VANCOUVER - Want an example of pure amateurism at the Olympics? You won't get it from many of the athletes.
If you want a glimpse of the Olympic spirit, of selflessness and patriotism and a belief in inherent goodness of sport, you'd be better off chatting up one of the 25,000 volunteers who made the Vancouver Olympics go, one of the blue-clad, self-described "Smurfs" without whom the Games would have resembled a Third World riot.
Krista Cattapan is one of those volunteers.
She's a nursing student from Sault St. Marie, Ontario, a continent away from Vancouver. To become a volunteer, she applied to the Vancouver Olympic Committee along with about 200,000 other people, vying for 25,000 jobs.
She endured a two-year screening process that included a 45-minute application process, five telephone interviews, and long months of waiting.
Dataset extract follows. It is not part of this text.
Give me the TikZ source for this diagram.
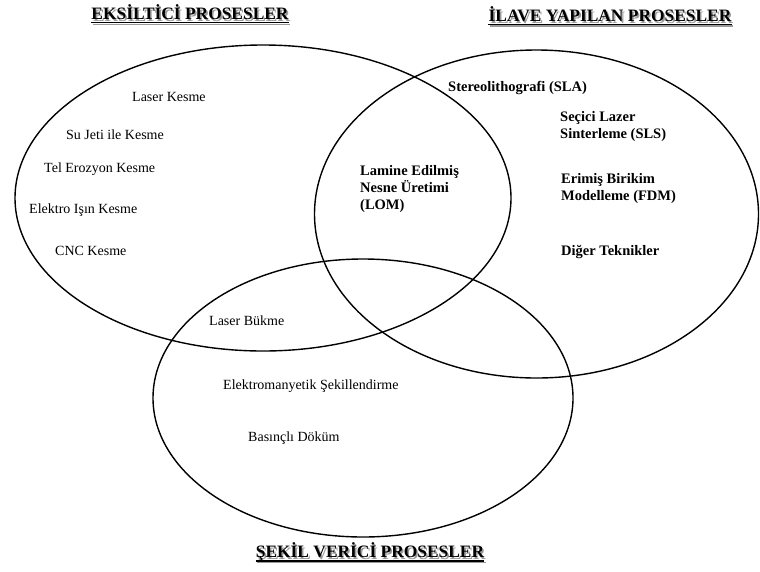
\documentclass[tikz,border=0pt]{standalone}
\usepackage{fontspec}
\setmainfont{Liberation Serif}
\usetikzlibrary{shapes.geometric,calc}

\tikzset{
  set/.style={draw=black, line width=1.4pt, ellipse, inner sep=0pt, fill=none},
  plain/.style={font=\fontsize{14}{16.5}\selectfont, inner sep=0pt, anchor=west, align=left},
  strong/.style={font=\bfseries\fontsize{14.5}{17}\selectfont, inner sep=0pt, anchor=west, align=left},
  titlefont/.style={font=\bfseries\fontsize{17.4}{20}\selectfont, inner sep=0pt},
}

% heading text with a grey drop shadow set behind it in the same box
\newcommand\shadowed[1]{%
  \rlap{\hspace{1.6pt}\raisebox{-1.6pt}{\textcolor{black!40}{#1}}}#1}

% bold heading with shadow and a shadowed underline
\newcommand\shadowtitle[3]{%
  \node[titlefont] (#1) at (#2) {\shadowed{#3}};
  \draw[black!40, line width=1.3pt] ($(#1.base west)+(1.6,4.6)$) -- ($(#1.base east)+(1.6,4.6)$);
  \draw[line width=1.3pt] ($(#1.base west)+(0,3)$) -- ($(#1.base east)+(0,3)$);
}

\begin{document}
\begin{tikzpicture}[x=1pt, y=-1pt]
\useasboundingbox (0,0) rectangle (760,571);

% the three process families
\node[set, minimum width=496pt, minimum height=306pt] (sub) at (263,198) {};
\node[set, minimum width=444pt, minimum height=328pt] (add) at (536.5,214) {};
\node[set, minimum width=420pt, minimum height=278pt] (form) at (363,398) {};

% headings
\coordinate (tsub) at (190,13);
\coordinate (tadd) at (610,15);
\coordinate (tform) at (370,553);
\shadowtitle{hsub}{tsub}{EKSİLTİCİ PROSESLER}
\shadowtitle{hadd}{tadd}{İLAVE YAPILAN PROSESLER}
\shadowtitle{hform}{tform}{ŞEKİL VERİCİ PROSESLER}

% subtractive processes
\node[plain] (lk) at (132,97) {Laser Kesme};
\node[plain] (sj) at (66,135) {Su Jeti ile Kesme};
\node[plain] (te) at (44,169) {Tel Erozyon Kesme};
\node[plain] (ei) at (29,210) {Elektro Işın Kesme};
\node[plain] (cnc) at (55,251) {CNC Kesme};

% additive processes
\node[strong] (sla) at (448,88) {Stereolithografi (SLA)};
\node[strong] (sls) at (560,127) {Seçici Lazer\\Sinterleme (SLS)};
\node[strong] (fdm) at (561,189) {Erimiş Birikim\\Modelleme (FDM)};
\node[strong] (dt) at (561,252) {Diğer Teknikler};
\node[strong] (lom) at (360,189) {Lamine Edilmiş\\Nesne Üretimi\\(LOM)};

% forming processes
\node[plain] (lb) at (209,321) {Laser Bükme};
\node[plain] (es) at (223,386) {Elektromanyetik Şekillendirme};
\node[plain] (bd) at (248,438) {Basınçlı Döküm};
\end{tikzpicture}
\end{document}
"At one point I didn't hear from them for five months," she said. "I thought I wasn't going to go, after all. When I finally was approved, all I could think was, 'Yes! I'm going to the Olympics.'"
It's quite a lucrative assignment. The Vancouver Olympic Committee allowed her to pay for her own flight, find her own lodging and pay for her own meals. Well, most of her own meals.
"We do receive a meal at events for every 5 1/2 hours we work," she said. "We also get to keep our awesome, awesome uniforms. And we get a chance to make the Games happen."